Но что, найду ль довольно сил
Сравненье кончить шпицом?
Тот в кухне нос переломил,
А тот – под Австерлицом

Композиционные приемы этого стихотворения указаны самим автором: эпиграмма построена на сравнении, и сравнение кончается шпицем, остротой. Сравнение здесь, что называется, "обратное", прочно вошедшее в кодекс острословов. Оно нацелено на комическое снижение первого адресата, ибо соль эпиграммы в сопоставлении Александра I, над головой которого в 1813 г. (предположительная дата стихотворения) уже светился венец триумфатора, с помощником лицейского гувернера Александром Павловичем (!) Зерновым, человеком, по воспоминаниям, с такой физиономией, и такими презанятными манерами, такой подлости и такой гнусности, что, как заметил пушкинский однокашник М. Корф, ни один трактирщик не взял бы его в половые.
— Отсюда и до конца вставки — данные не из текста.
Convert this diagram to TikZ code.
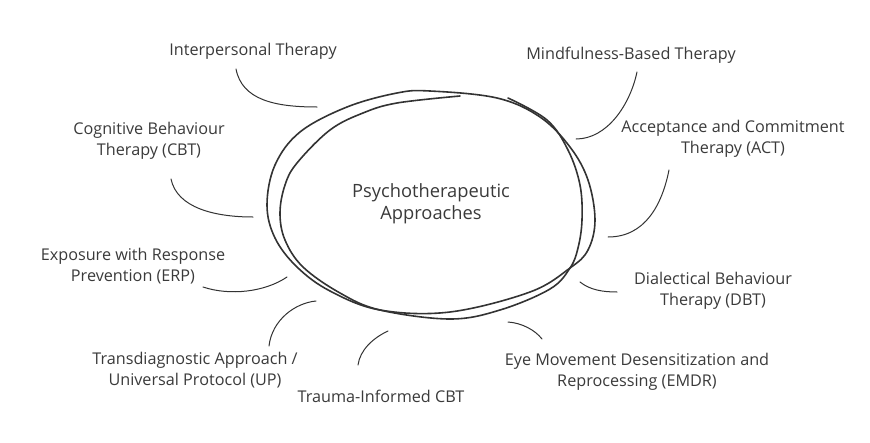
\documentclass[tikz,border=0pt]{standalone}
\usepackage{fontspec}
\setmainfont{Open Sans}
\definecolor{ink}{HTML}{333333}
\definecolor{txt}{HTML}{3A3A3A}
\begin{document}
\begin{tikzpicture}[x=1pt,y=-1pt,
  lbl/.style={text=txt,align=center,font=\fontsize{16.2}{21}\selectfont,inner sep=0pt},
  ctr/.style={text=txt,align=center,font=\fontsize{18.3}{22}\selectfont,inner sep=0pt},
  conn/.style={draw=ink,line width=1pt,line cap=round},
  loopline/.style={draw=ink,line width=1.6pt,line cap=round,line join=round}]
\useasboundingbox (0,0) rectangle (870,442);
% central loops
\draw[loopline] plot[smooth cycle,tension=0.6] coordinates {(430,91) (497,98) (540,117) (570,147) (588,180) (595,220) (588,250) (570,268) (530,292) (450,312) (380,310) (330,291) (297,267) (275,238) (267,205) (275,165) (300,132) (347,107) (397,93)};
\draw[loopline] plot[smooth,tension=0.6] coordinates {(508,98) (547,120) (568,150) (580,185) (582,220) (578,248) (570,268) (550,289) (500,310) (450,319) (380,310) (340,293) (303,267) (285,240) (280,213) (285,185) (297,163) (330,130) (363,113) (397,103) (460,96)};
\node[ctr] (center) at (431,204) {Psychotherapeutic\\Approaches};
% labels
\node[lbl] (ipt) at (253,51) {Interpersonal Therapy};
\node[lbl] (mbt) at (631,55) {Mindfulness-Based Therapy};
\node[lbl] (cbt) at (149,141) {Cognitive Behaviour\\Therapy (CBT)};
\node[lbl] (act) at (733,139) {Acceptance and Commitment\\Therapy (ACT)};
\node[lbl] (erp) at (133,266) {Exposure with Response\\Prevention (ERP)};
\node[lbl] (dbt) at (713,291) {Dialectical Behaviour\\Therapy (DBT)};
\node[lbl] (up) at (195,370) {Transdiagnostic Approach /\\Universal Protocol (UP)};
\node[lbl] (tcbt) at (381,396) {Trauma-Informed CBT};
\node[lbl] (emdr) at (637,372) {Eye Movement Desensitization and\\Reprocessing (EMDR)};
% connector ends
\coordinate (ipt1) at (236,69); \coordinate (ipt2) at (317,107);
\coordinate (cbt1) at (171,179); \coordinate (cbt2) at (253,217);
\coordinate (mbt1) at (637,72); \coordinate (mbt2) at (576,139);
\coordinate (act1) at (669,170); \coordinate (act2) at (608,237);
\coordinate (dbt1) at (580,282); \coordinate (dbt2) at (617,292);
\coordinate (emdr1) at (508,322); \coordinate (emdr2) at (542,339);
\coordinate (erp1) at (203,287); \coordinate (erp2) at (287,277);
\coordinate (up1) at (269,346); \coordinate (up2) at (316,301);
\coordinate (tcbt1) at (358,365); \coordinate (tcbt2) at (388,331);
\draw[conn] (ipt1) .. controls (242,100) and (275,107) .. (ipt2);
\draw[conn] (cbt1) .. controls (177,208) and (215,217) .. (cbt2);
\draw[conn] (mbt1) .. controls (630,105) and (607,139) .. (mbt2);
\draw[conn] (act1) .. controls (662,205) and (645,237) .. (act2);
\draw[conn] (dbt1) .. controls (590,290) and (603,292) .. (dbt2);
\draw[conn] (emdr1) .. controls (522,323) and (535,330) .. (emdr2);
\draw[conn] (erp1) .. controls (230,296) and (265,292) .. (erp2);
\draw[conn] (up1) .. controls (272,320) and (295,303) .. (up2);
\draw[conn] (tcbt1) .. controls (360,350) and (373,338) .. (tcbt2);
\end{tikzpicture}
\end{document}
Отмеченное, но еще не выделенное в первых стихах сходство героев в дальнейшем пояснено сравнением по так называемому "случайному" признаку где внутреннее противоречие между буквальным и метафорическим обозначением "общего" свойства Александров Павловичей вызывает комический эффект: "Зернов, хромаешь ты ногой, Романов – головою".

Другая оригинальная особенность эпиграммы состоит в том, что в ней налицо не один, а два пуанта. Экспозиция, заданная в начальном дистихе, разрешается дважды: в 3–4 и 7–8 стихах. Мало того, действие заключительного пуанта усилено паузой, которая создается риторическим вопросом: "Ну что, найду ль довольно сил Сравненье кончить шпицом?". Так образуется ретардация, а после нее пуант звучит столь же неожиданно, как первый, благодаря чему происходит как бы удвоение комического эффекта.

Такой эмоциональный результат достигается не только двумя пуантами, но и другими, далекими от расхожих, приемами. В эпиграмме два параллельных катрена. При этом параллелизм обусловлен не только пуантами и числом стихов. Катрены аналогичны по ритмическому строю: схема того и другого: четырехстопный ямб, мужская плюс женская клаузулы. Они однородны синтаксически, – эллипсис в 4-м и 8-м стихах, – и стилистически: в этих стихах одна и та же стилистическая фигура – метафора.

Соразмерность катренов придает эпиграмме выразительную стройность и особый, неповторимый лад. Вместе с тем, катрены не сливаются и не отпадают друг от друга. Их дуплетность – один из скрепов, которым части соединены в целое, другой скреп – пояснительная функция 8-го стиха по отношению к 4-му, и еще один – семантика указательных местоимений во втором пуанте и связующий в данном случае противительный союз "но". Цельность стихотворения обусловлена и другими формальными элементами. Среди них анафоры 1-го и 4-го, 7-го и 8-го стихов. В начальном катрене анафора выделяет главный объект эпиграммы, в заключительном – концентрирует внимание на комическом признаке общности величественного императора и незадачливого служителя Лицея. И если звуковые сцепления первого четверостишия заданы фонетическими образами слов "Романов" и "Зернов" (внутренняя рифма), то во второй части звуковой облик целого создается почти той же группой сонорных: н-л-р-м.

Эта композиционная виртуозность сама по себе есть не что иное, как опровержение поспешного мнения Измайлова о стилевой безликости эпиграммы, кроме того она еще один довод в пользу атрибуции стихотворения пушкинскому перу. Впрочем, как и двойной пуант – или его подобие – ставший чуть ли ни отличительным признаком эпиграмм молодого Пушкина. Он встречается в пушкинских "октавах" на А. А. Аракчеева, Ф. И. Толстого-Американца, князя А. Н. Голицына, стихах "Лизе страшно полюбить…", в "Портрете" в стихах "Тошней идиллии и холодней, чем ода…", наконец, известной своими художественными достоинствами эпиграмме на Александра I, которому поэт "подсвистывал" до самого гроба:

Воспитанный под барабаном,
Наш царь лихим был капитаном.

Н. В. Измайлов, размышляя над стихами "Двум Александрам Павловичам", писал: "Сама по себе, взятая вне обстановки Лицея, наша эпиграмма, конечно, не представляет ничего выдающегося". Между тем совершенство формы не только служит дополнительным аргументом в споре с атрибуцией текста, но и опровергает суждение маститого пушкиниста. Кроме того, сакраментальным является сам адресат эпиграммы. Им, конечно, же оказывается не столько курьезный Зернов, действительно популярный лишь среди лицеистов, сколько коронованная особа. Это обстоятельство становится решающим для определения читательского, – и слушательского, если иметь в виду изустный характер жанра, – круга рецепиентов этого "спорного" стихотворения. Здесь уместно вспомнить слова покойного В. И. Кодухова, заметившего в связи с анализом художественного текста: "…мы должны учитывать три компонента: автора, читателя (слушателя) и сам текст, который должен быть одновременно произведением автора и произведением читателя".